Cultura e Spettacoli

Pasolini immortale Fu un simbolo ma scrisse banalità

Pasolini immortale per aver scritto banalità

Pasolini immortale Fu un simbolo ma scrisse banalità

Pier Paolo Pasolini oggi avrebbe 93 anni. Se fosse vivo. Invece morì nel 1975, quando ne aveva 53, essendo nato nel 1922. Fu ammazzato ad Ostia da un giovanotto, un prostituto. Gli omosessuali esistono da sempre, pertanto esistevano anche allora. Pagavano per godere e talvolta morivano non di piacere, ma assassinati da chi glielo dava. Succede anche adesso, ma meno di ieri, perché la società, come si dice, si è evoluta e non considera più i gay gente strana che si può uccidere senza creare troppa disapprovazione nella pubblica opinione.

In ogni caso, Pasolini non meritava di finire come è finito. Era un uomo intelligente, geniale, un intellettuale eclettico, un artista che all'epoca, però, non era accettato da tutti. Era un poeta, ma nessuno ne rammenta un verso. Era un ottimo scrittore, ma i suoi romanzi, per esempio Ragazzi di vita , non furono accolti con entusiasmo dalla critica a causa della povertà (realistica) della prosa. Era un eccellente regista, ma i suoi film non ottennero un successo pari al loro valore.

Perché? Pasolini nacque troppo presto rispetto alla moda odierna. Non fu compreso nella sua complessità dalla massa. Soltanto le persone colte ne afferrarono in parte la preziosità. I conservatori lo detestavano, considerandolo inabile a una scrittura nobile, aulica, e incline a disprezzare la cultura del tempo, ancora legata a vecchi schemi secondo i quali la letteratura era un campo riservato ai letterati virtuosi, non a chi avesse qualcosa di importante da raccontare. A distanza di 40 anni dalla sua morte, il poliedrico artista viene celebrato dai media come un grande del secolo scorso, uno dei personaggi più influenti e decisivi di quel tribolato periodo, attraversato da scontri sociali, lotte armate, fermenti rivoluzionari eccetera.
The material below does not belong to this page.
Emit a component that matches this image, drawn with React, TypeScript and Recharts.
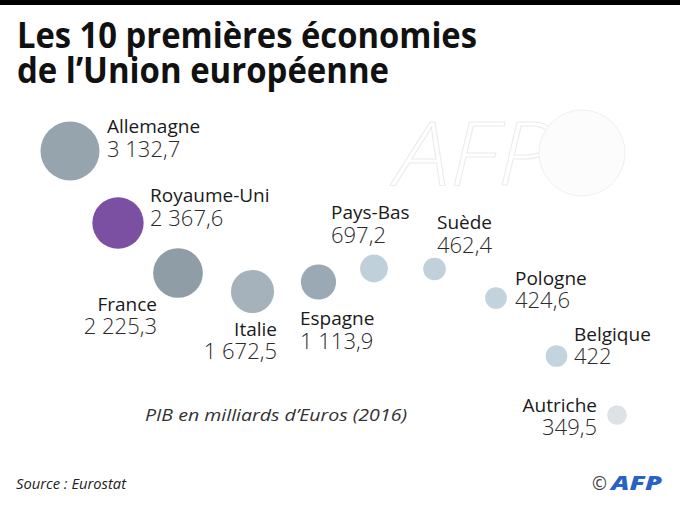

Non c'è giornale che non abbia riservato in queste settimane paginate e paginate per commemorarlo. È cambiato il clima, è cambiata la mentalità; pochi rammentano le opere dell'artista, ma non importa: si è affermato il concetto che egli sia stato e rimanga un uomo di inarrivabile spessore. Ottimo. Ne siamo contenti. Tuttavia non possiamo sottacere che di costui si sa poco. Chi ha letto i suoi libri? Chi ha visto la sua produzione cinematografica abbondante? Diciamo la verità, che notoriamente fa male: di Pasolini si ricorda soprattutto un famoso articolo scritto per il Corriere della Sera, all'inizio degli anni Settanta, allorché commentò l'uccisione di un poliziotto durante una manifestazione comunista. L'autore, assunto quale editorialista dal giornalone milanese per volontà dell'allora direttore, Piero Ottone (che non soffriva della concorrenza di Repubblica, non ancora in edicola), se ne uscì con una considerazione assolutamente inattesa.

Questa: i proletari che aspirano alla rivoluzione non possono prendersela con gli agenti dell'ordine pubblico in quanto, a loro volta, sono proletari, figli di povera gente, contadini del Sud, quindi compagni e non avversari dei comunisti impegnati e sovvertire il potere dominante. L'articolo scosse la sinistra e, in particolare, i capi popolo. E segnò un punto di svolta: le classi meno abbienti non devono farsi la guerra, ma farla insieme a coloro che comandano a Roma. Un'ovvietà. Una banalità.

Chiunque infatti era al corrente che poliziotti e carabinieri non fossero borghesucci e, di conseguenza, erano degni del rispetto riservato agli operai. Un particolare scontato sul quale, tuttavia, nessuno aveva riflettuto. Cosicché Pasolini si affermò per aver scoperto l'acqua calda. E si continua a parlare di lui per questo, non per altro, a dimostrazione che gli intellettuali diventano icone soltanto quando sfondano porte aperte. Per il resto, non c'è anima che si accorga di loro. Pasolini poi, volendo dirla tutta, scrisse anche un altro articolo indimenticabile in cui affermava che la Democrazia cristiana andasse processata in piazza, essendo colpevole di tutte le porcherie italiane, quelle che impedivano al Paese di adottare una dittatura marxista. Un pezzo ignobile (profetico di Mani pulite) che, però, gli valse l'immortalità.

E ciò la dice lunga sulla capacità di giudizio dei connazionali dell'epoca e forse anche di quelli contemporanei.